Task statement
Reproduce nothing but the lines from the start of the material through the line that includes "from matplotlib.lines import Line2D", both ends included, and omit every picture.

Start of Provided material

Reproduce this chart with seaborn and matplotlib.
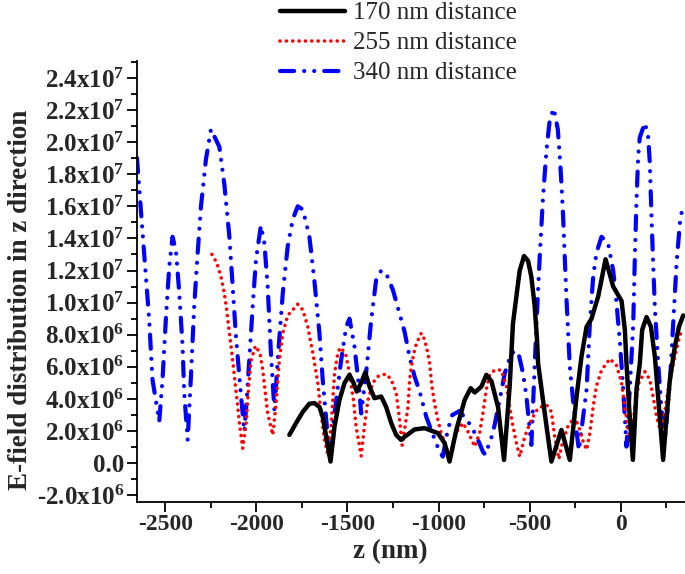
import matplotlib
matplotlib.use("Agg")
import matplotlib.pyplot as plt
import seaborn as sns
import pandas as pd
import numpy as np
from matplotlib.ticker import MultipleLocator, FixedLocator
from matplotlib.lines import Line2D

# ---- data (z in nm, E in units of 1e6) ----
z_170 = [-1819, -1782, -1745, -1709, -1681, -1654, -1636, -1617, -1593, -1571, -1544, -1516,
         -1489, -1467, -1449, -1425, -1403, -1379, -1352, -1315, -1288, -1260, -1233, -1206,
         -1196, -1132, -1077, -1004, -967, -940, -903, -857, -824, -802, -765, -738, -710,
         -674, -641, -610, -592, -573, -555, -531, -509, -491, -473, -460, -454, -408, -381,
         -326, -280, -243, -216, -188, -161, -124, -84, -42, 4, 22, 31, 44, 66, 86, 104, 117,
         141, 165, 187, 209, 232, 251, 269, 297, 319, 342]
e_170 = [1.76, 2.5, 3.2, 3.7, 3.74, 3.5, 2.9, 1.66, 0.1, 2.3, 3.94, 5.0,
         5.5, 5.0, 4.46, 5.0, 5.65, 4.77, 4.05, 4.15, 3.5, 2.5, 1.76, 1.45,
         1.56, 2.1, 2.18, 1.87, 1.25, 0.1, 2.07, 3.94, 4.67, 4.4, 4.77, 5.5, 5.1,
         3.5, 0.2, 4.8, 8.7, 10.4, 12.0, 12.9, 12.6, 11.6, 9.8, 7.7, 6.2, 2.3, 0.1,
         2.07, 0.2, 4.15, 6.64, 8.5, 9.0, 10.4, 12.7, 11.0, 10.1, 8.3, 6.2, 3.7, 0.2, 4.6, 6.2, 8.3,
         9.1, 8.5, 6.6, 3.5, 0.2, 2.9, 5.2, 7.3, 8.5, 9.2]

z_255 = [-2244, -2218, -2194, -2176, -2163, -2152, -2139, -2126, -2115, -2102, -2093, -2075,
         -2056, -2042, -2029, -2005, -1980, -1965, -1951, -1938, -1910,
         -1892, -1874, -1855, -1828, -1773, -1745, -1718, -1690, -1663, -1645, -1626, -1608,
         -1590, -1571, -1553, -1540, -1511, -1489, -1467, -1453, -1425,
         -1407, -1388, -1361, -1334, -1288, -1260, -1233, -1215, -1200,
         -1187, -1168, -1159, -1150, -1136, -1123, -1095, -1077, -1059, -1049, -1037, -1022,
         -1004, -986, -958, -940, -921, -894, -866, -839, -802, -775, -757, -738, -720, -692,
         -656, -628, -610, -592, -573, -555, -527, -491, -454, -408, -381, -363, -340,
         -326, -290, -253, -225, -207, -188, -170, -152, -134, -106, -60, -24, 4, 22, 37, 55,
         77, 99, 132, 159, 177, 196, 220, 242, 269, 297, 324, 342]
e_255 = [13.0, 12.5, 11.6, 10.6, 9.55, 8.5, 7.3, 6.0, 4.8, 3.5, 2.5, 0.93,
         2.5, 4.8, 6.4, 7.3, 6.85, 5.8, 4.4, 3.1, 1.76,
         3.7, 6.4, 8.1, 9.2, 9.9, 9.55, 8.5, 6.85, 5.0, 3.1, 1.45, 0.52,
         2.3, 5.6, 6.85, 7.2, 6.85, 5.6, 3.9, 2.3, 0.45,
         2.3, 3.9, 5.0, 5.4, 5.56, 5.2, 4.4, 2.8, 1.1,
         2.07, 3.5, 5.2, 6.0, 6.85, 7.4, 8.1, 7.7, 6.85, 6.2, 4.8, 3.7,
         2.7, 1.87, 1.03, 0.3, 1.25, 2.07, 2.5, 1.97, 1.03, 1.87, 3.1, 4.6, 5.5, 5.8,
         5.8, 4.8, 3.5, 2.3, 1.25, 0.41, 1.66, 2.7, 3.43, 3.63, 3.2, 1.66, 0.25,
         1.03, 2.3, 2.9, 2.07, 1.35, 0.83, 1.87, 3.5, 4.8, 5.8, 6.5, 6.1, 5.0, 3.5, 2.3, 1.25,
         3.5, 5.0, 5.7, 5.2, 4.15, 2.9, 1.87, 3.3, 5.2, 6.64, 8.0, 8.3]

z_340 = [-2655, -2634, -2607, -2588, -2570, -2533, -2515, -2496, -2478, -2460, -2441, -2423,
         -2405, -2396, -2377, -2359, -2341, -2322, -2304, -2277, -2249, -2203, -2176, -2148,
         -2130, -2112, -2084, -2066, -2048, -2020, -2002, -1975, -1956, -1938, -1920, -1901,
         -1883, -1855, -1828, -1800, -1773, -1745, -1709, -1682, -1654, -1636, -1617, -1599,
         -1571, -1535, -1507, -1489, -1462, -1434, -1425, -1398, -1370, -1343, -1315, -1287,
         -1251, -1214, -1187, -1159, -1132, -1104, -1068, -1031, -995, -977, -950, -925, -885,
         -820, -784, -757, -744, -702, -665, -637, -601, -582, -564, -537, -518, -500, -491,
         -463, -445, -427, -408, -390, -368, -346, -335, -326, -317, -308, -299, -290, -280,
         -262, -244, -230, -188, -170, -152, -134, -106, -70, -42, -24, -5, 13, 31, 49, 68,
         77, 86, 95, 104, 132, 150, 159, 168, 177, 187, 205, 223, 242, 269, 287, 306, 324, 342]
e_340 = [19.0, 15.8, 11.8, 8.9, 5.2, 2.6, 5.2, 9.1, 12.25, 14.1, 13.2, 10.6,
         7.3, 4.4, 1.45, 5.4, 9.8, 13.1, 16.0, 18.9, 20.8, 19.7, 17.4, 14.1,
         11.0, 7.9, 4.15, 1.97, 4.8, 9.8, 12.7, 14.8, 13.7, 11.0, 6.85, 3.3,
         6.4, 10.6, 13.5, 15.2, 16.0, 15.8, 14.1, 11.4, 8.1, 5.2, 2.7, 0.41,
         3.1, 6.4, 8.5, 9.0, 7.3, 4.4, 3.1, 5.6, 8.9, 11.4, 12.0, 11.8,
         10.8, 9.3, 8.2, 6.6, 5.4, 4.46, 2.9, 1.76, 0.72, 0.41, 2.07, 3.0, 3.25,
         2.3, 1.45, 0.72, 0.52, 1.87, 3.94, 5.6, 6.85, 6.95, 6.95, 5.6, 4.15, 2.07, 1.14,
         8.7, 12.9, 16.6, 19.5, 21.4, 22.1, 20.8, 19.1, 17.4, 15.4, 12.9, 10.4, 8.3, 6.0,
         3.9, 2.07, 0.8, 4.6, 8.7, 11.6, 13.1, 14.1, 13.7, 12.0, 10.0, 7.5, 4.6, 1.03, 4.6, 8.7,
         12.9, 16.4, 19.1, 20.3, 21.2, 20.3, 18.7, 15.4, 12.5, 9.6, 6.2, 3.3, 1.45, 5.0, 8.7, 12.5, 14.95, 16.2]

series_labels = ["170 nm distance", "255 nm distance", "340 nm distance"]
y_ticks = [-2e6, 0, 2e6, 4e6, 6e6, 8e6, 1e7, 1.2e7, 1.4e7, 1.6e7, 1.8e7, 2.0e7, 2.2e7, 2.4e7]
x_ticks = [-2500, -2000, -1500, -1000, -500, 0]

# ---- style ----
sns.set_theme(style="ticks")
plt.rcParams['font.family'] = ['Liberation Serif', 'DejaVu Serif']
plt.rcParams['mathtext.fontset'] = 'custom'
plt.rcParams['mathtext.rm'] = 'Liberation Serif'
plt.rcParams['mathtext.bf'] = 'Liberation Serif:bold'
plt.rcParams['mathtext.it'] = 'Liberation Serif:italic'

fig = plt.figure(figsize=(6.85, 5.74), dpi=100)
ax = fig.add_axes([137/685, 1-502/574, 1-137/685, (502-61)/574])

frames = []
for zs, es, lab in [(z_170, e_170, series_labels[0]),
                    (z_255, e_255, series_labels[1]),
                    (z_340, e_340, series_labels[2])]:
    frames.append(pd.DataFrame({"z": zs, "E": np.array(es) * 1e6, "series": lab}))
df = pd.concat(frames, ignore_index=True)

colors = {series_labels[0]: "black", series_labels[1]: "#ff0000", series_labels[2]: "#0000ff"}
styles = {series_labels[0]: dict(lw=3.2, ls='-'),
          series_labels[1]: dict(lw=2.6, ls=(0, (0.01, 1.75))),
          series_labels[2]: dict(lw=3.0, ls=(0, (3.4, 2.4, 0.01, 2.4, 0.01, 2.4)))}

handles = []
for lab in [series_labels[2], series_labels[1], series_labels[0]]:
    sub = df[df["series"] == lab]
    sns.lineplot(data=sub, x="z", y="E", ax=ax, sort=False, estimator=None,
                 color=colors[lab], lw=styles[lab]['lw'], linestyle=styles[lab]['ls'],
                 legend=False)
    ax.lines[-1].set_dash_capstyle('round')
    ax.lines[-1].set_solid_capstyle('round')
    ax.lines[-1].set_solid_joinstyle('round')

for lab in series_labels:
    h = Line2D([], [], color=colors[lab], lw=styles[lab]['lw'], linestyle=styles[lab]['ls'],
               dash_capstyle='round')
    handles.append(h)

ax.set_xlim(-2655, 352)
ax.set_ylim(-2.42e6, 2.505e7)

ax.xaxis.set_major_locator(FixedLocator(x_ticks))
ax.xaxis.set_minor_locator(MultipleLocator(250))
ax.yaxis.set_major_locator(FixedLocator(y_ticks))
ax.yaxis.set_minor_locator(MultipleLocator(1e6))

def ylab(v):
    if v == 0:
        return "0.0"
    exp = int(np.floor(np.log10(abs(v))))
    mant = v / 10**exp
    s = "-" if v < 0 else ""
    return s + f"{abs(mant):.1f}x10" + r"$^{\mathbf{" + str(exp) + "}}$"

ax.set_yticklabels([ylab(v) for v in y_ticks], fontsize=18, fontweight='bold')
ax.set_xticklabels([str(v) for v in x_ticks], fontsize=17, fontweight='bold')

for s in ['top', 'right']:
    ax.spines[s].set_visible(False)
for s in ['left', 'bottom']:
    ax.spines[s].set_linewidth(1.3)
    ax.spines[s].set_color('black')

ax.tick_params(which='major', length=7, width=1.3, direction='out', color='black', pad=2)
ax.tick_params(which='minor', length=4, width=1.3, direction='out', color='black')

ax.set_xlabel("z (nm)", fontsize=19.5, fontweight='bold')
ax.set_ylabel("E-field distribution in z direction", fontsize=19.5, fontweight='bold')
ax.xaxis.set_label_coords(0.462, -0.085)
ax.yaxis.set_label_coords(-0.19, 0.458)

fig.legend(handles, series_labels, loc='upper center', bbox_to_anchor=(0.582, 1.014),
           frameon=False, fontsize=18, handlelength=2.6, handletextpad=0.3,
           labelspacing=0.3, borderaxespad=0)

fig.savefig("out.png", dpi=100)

End of Provided material

Written solution
Reproduce this chart with seaborn and matplotlib.
import matplotlib
matplotlib.use("Agg")
import matplotlib.pyplot as plt
import seaborn as sns
import pandas as pd
import numpy as np
from matplotlib.ticker import MultipleLocator, FixedLocator
from matplotlib.lines import Line2D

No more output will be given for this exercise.